Kinderwunsch: "Fertility Gap" wird immer größer
Frauen in Europa und den USA haben weniger Kinder als ursprünglich gewünscht. In Österreich bleiben dabei vor allem Akademikerinnen hinter den Vorstellungen früherer Jahre zurück, zeigt eine Studie der Demographinnen Eva Beaujouan und Caroline Berghammer von der Österreichischen Akademie der Wissenschaften (ÖAW).
Für ihre Untersuchung im Fachjournal "Population Research and Policy Review" zogen die Forscherinnen Daten von insgesamt rund 12.500 Frauen aus 19 europäischen Ländern sowie den USA heran, die in den 1990er-Jahren im Alter von 20 bis 24 bzw. 25 bis 29 Jahren nach ihrem Kinderwunsch befragt worden waren. Anschließend haben sie diese Zahlen mit den tatsächlichen Geburtenraten in diesen Ländern verglichen.
"Fertility Gap" bei Akademikerinnen
Im Schnitt gaben die in den 90ern befragten jungen Österreicherinnen an, zwei Kinder haben zu wollen. Tatsächlich bekamen sie aber nur durchschnittlich 1,7. Besonders hoch war dieser "Fertility Gap" bei den Akademikerinnen: Sie wünschten sich im Schnitt 1,8 Kinder, bekamen aber nur 1,5. Weniger stark ausgeprägt war der Unterschied bei Frauen mit mittlerer (gewünscht: 1,9; realisiert: 1,8) und niedriger Ausbildung (gewünscht: 2,0; realisiert: 1,8).

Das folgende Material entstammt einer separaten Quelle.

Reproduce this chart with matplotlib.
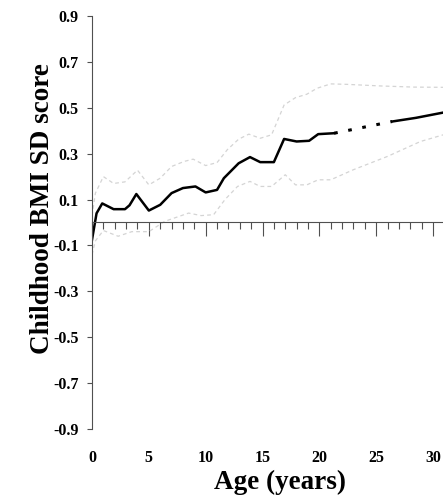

Im Ländervergleich wurden die größten Unterschiede zwischen Kinderwunsch und Wirklichkeit in Südeuropa festgestellt: In Italien, Griechenland und Spanien lagen die "Fertility Gaps" bei mehr als 0,6 Kindern pro Frau. Als Gründe sehen die Studienautorinnen einerseits die relativ hohen Kindererwartungen aufgrund der dort vorherrschenden traditionell großen Familien sowie instabile Arbeitsmärkte und wenig Unterstützung für die Vereinbarkeit von Familie und Beruf.
Die geringsten Unterschiede zwischen Wunsch und Wirklichkeit fanden die Demographinnen in Frankreich und den USA - wobei in den USA ein hoher Anteil an "Übererfüllerinnen" (de facto Teenager-Mütter) dafür verantwortlich sein könnten. Auch Österreich zählt zu jenen Ländern mit einem eher geringen Gap: Verantwortlich dafür ist der schon ursprünglich gering ausgeprägte Kinderwunsch.
20 Prozent kinderlos
Auch bei der Kinderlosigkeit klafft eine Lücke zwischen Anspruch und Realität: In Deutschland, Österreich und der Schweiz planten nur rund fünf Prozent aller Frauen kinderlos zu bleiben. Tatsächlich sind es mit rund 20 Prozent viermal so viel geworden. Auch hier ist der Gap bei den Akademikerinnen am größten: Zwar gaben sowohl in Österreich, Deutschland, der Schweiz, Italien und Spanien rund fünf Prozent der höher Gebildeten an, keine Kinder zu wollen - geworden sind es dann aber jeweils zwischen 26 und 30 Prozent. In Staaten wie Norwegen, Belgien, Tschechien und Ungarn gab es bei der Kinderlosigkeit dagegen kein Bildungsgefälle.
Die Demographinnen wollen daher familienpolitisch bei den Akademikerinnen ansetzen. Dazu seien besonders Maßnahmen für eine Kombination von Karriere und Kindern wichtig, so Berghammer in einer Aussendung: "Dazu zählen ein gut ausgebautes Kinderbetreuungssystem, einkommensabhängiges Kinderbetreuungsgeld, wie es in Österreich bereits existiert, sowie eine höhere Flexibilität von Arbeitszeiten und Arbeitsort." Außerdem müssten auch Männer berücksichtigt werden - etwa durch arbeitsmarktpolitische Förderung der Väterbeteiligung in der Familie.